**YOUR INSTRUCTIONS**
Set down the full listing exactly as given. Any pictures are to be left out.

-- START DATA EXCERPT --

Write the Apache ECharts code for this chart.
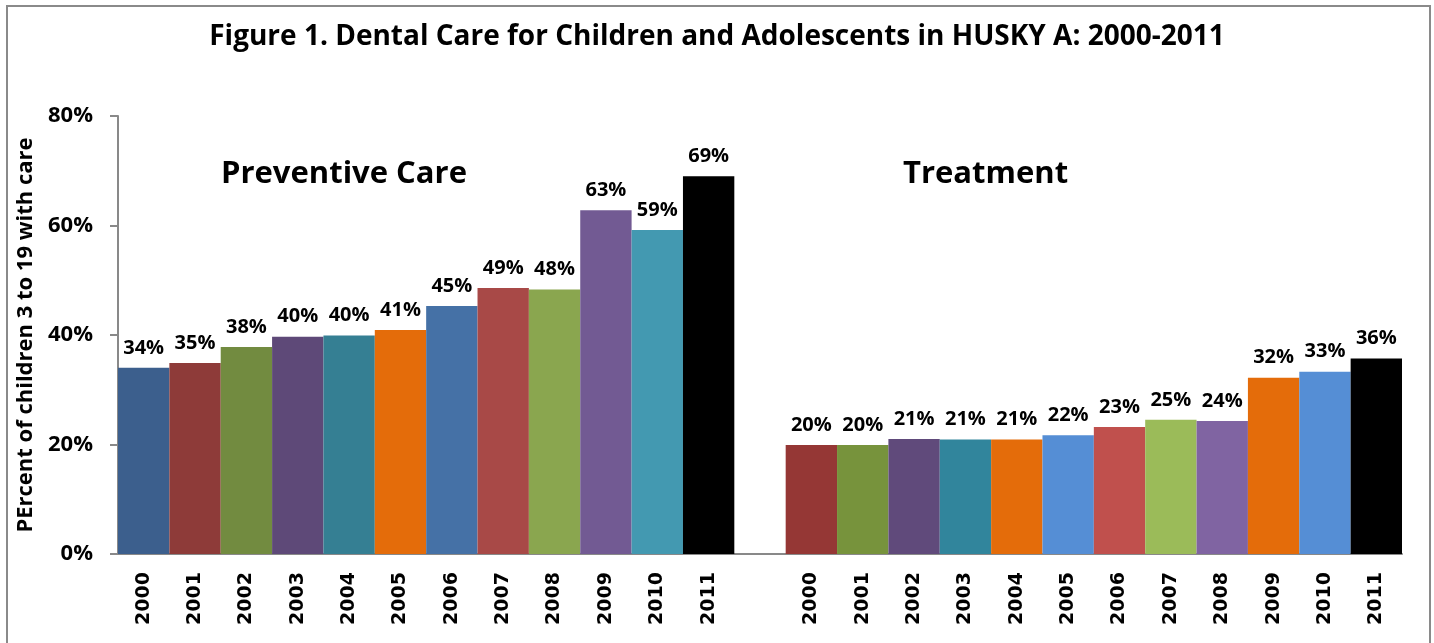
<!DOCTYPE html>
<html>
<head>
<meta charset="utf-8">
<script src="https://cdn.jsdelivr.net/npm/echarts@6/dist/echarts.min.js"></script>
<style>
  html, body { margin: 0; padding: 0; background: #ffffff; }
  #chart { width: 1434px; height: 643px; }
</style>
</head>
<body>
<div id="chart"></div>
<script>
// Survey years shown under each group
const years = ['2000', '2001', '2002', '2003', '2004', '2005', '2006', '2007', '2008', '2009', '2010', '2011'];

// Percent of children 3 to 19 with a dental visit, by year
const preventiveCare = [34.0, 34.9, 37.8, 39.7, 39.9, 40.9, 45.3, 48.6, 48.3, 62.8, 59.2, 69.0];
const treatment = [19.9, 19.9, 21.0, 20.9, 20.9, 21.7, 23.2, 24.5, 24.3, 32.2, 33.3, 35.7];

// One fill per bar
const preventiveColors = ['#3C5F8D', '#8E3B39', '#728B40', '#5E4978', '#357F93', '#E46C0A',
                          '#4571A6', '#A84947', '#8AA64F', '#725A93', '#4399B1', '#000000'];
const treatmentColors = ['#953735', '#77933C', '#604A7B', '#31859C', '#E46C0A', '#558ED5',
                         '#C0504D', '#9BBB59', '#8064A2', '#E46C0A', '#558ED5', '#000000'];

// Y axis ticks
const yTicks = [0, 20, 40, 60, 80];

// Both groups share one category axis, separated by an empty slot
const categories = years.concat([''], years);
const barData = preventiveCare.map((v, i) => ({ value: v, itemStyle: { color: preventiveColors[i] } }))
  .concat([{ value: null }])
  .concat(treatment.map((v, i) => ({ value: v, itemStyle: { color: treatmentColors[i] } })));

const FONT = '"Open Sans", "Noto Sans", sans-serif';

const chart = echarts.init(document.getElementById('chart'), null, { renderer: 'canvas' });
chart.setOption({
  animation: false,
  backgroundColor: '#ffffff',
  title: {
    text: 'Figure 1. Dental Care for Children and Adolescents in HUSKY A: 2000-2011',
    left: 'center',
    top: 18,
    textStyle: { fontFamily: FONT, fontWeight: 'bold', fontSize: 28, color: '#000000' }
  },
  grid: { left: 118, right: 32, top: 116, bottom: 89, containLabel: false },
  xAxis: {
    type: 'category',
    data: categories,
    axisLine: { show: true, lineStyle: { color: '#898989', width: 2 } },
    axisTick: { show: false },
    axisLabel: {
      interval: 0,
      rotate: 90,
      margin: 18,
      fontFamily: '"DejaVu Sans", sans-serif',
      fontWeight: 'bold',
      fontSize: 19,
      color: '#000000'
    }
  },
  yAxis: {
    type: 'value',
    min: yTicks[0],
    max: yTicks[yTicks.length - 1],
    interval: 20,
    name: 'PErcent of children 3 to 19 with care',
    nameLocation: 'middle',
    nameGap: 73,
    nameTextStyle: { fontFamily: FONT, fontWeight: 'bold', fontSize: 22, color: '#000000' },
    axisLine: { show: true, lineStyle: { color: '#898989', width: 2 } },
    axisTick: { show: true, length: 8, lineStyle: { color: '#898989', width: 2 } },
    splitLine: { show: false },
    axisLabel: {
      formatter: v => v + '%',
      margin: 25,
      fontFamily: FONT,
      fontWeight: 'bold',
      fontSize: 22,
      color: '#000000'
    }
  },
  series: [{
    type: 'bar',
    data: barData,
    barCategoryGap: '0%',
    label: {
      show: true,
      position: 'top',
      distance: 10,
      formatter: p => Math.round(p.value) + '%',
      fontFamily: FONT,
      fontWeight: 'bold',
      fontSize: 20,
      color: '#000000'
    }
  }],
  graphic: [
    {
      type: 'rect',
      silent: true,
      shape: { x: 7, y: 6, width: 1423, height: 660 },
      style: { fill: 'none', stroke: '#8a8a8a', lineWidth: 2 }
    },
    {
      type: 'text',
      left: 221,
      top: 159,
      style: { text: 'Preventive Care', fontFamily: FONT, fontWeight: 'bold', fontSize: 31, fill: '#000000' }
    },
    {
      type: 'text',
      left: 903,
      top: 159,
      style: { text: 'Treatment', fontFamily: FONT, fontWeight: 'bold', fontSize: 31, fill: '#000000' }
    }
  ]
});
</script>
</body>
</html>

-- END DATA EXCERPT --

**SOLUTION TO THIS TASK**
Write the Apache ECharts code for this chart.
<!DOCTYPE html>
<html>
<head>
<meta charset="utf-8">
<script src="https://cdn.jsdelivr.net/npm/echarts@6/dist/echarts.min.js"></script>
<style>
  html, body { margin: 0; padding: 0; background: #ffffff; }
  #chart { width: 1434px; height: 643px; }
</style>
</head>
<body>
<div id="chart"></div>
<script>
// Survey years shown under each group
const years = ['2000', '2001', '2002', '2003', '2004', '2005', '2006', '2007', '2008', '2009', '2010', '2011'];

// Percent of children 3 to 19 with a dental visit, by year
const preventiveCare = [34.0, 34.9, 37.8, 39.7, 39.9, 40.9, 45.3, 48.6, 48.3, 62.8, 59.2, 69.0];
const treatment = [19.9, 19.9, 21.0, 20.9, 20.9, 21.7, 23.2, 24.5, 24.3, 32.2, 33.3, 35.7];

// One fill per bar
const preventiveColors = ['#3C5F8D', '#8E3B39', '#728B40', '#5E4978', '#357F93', '#E46C0A',
                          '#4571A6', '#A84947', '#8AA64F', '#725A93', '#4399B1', '#000000'];
const treatmentColors = ['#953735', '#77933C', '#604A7B', '#31859C', '#E46C0A', '#558ED5',
                         '#C0504D', '#9BBB59', '#8064A2', '#E46C0A', '#558ED5', '#000000'];

// Y axis ticks
const yTicks = [0, 20, 40, 60, 80];

// Both groups share one category axis, separated by an empty slot
const categories = years.concat([''], years);
const barData = preventiveCare.map((v, i) => ({ value: v, itemStyle: { color: preventiveColors[i] } }))
  .concat([{ value: null }])
  .concat(treatment.map((v, i) => ({ value: v, itemStyle: { color: treatmentColors[i] } })));

const FONT = '"Open Sans", "Noto Sans", sans-serif';

const chart = echarts.init(document.getElementById('chart'), null, { renderer: 'canvas' });
chart.setOption({
  animation: false,
  backgroundColor: '#ffffff',
  title: {
    text: 'Figure 1. Dental Care for Children and Adolescents in HUSKY A: 2000-2011',
    left: 'center',
    top: 18,
    textStyle: { fontFamily: FONT, fontWeight: 'bold', fontSize: 28, color: '#000000' }
  },
  grid: { left: 118, right: 32, top: 116, bottom: 89, containLabel: false },
  xAxis: {
    type: 'category',
    data: categories,
    axisLine: { show: true, lineStyle: { color: '#898989', width: 2 } },
    axisTick: { show: false },
    axisLabel: {
      interval: 0,
      rotate: 90,
      margin: 18,
      fontFamily: '"DejaVu Sans", sans-serif',
      fontWeight: 'bold',
      fontSize: 19,
      color: '#000000'
    }
  },
  yAxis: {
    type: 'value',
    min: yTicks[0],
    max: yTicks[yTicks.length - 1],
    interval: 20,
    name: 'PErcent of children 3 to 19 with care',
    nameLocation: 'middle',
    nameGap: 73,
    nameTextStyle: { fontFamily: FONT, fontWeight: 'bold', fontSize: 22, color: '#000000' },
    axisLine: { show: true, lineStyle: { color: '#898989', width: 2 } },
    axisTick: { show: true, length: 8, lineStyle: { color: '#898989', width: 2 } },
    splitLine: { show: false },
    axisLabel: {
      formatter: v => v + '%',
      margin: 25,
      fontFamily: FONT,
      fontWeight: 'bold',
      fontSize: 22,
      color: '#000000'
    }
  },
  series: [{
    type: 'bar',
    data: barData,
    barCategoryGap: '0%',
    label: {
      show: true,
      position: 'top',
      distance: 10,
      formatter: p => Math.round(p.value) + '%',
      fontFamily: FONT,
      fontWeight: 'bold',
      fontSize: 20,
      color: '#000000'
    }
  }],
  graphic: [
    {
      type: 'rect',
      silent: true,
      shape: { x: 7, y: 6, width: 1423, height: 660 },
      style: { fill: 'none', stroke: '#8a8a8a', lineWidth: 2 }
    },
    {
      type: 'text',
      left: 221,
      top: 159,
      style: { text: 'Preventive Care', fontFamily: FONT, fontWeight: 'bold', fontSize: 31, fill: '#000000' }
    },
    {
      type: 'text',
      left: 903,
      top: 159,
      style: { text: 'Treatment', fontFamily: FONT, fontWeight: 'bold', fontSize: 31, fill: '#000000' }
    }
  ]
});
</script>
</body>
</html>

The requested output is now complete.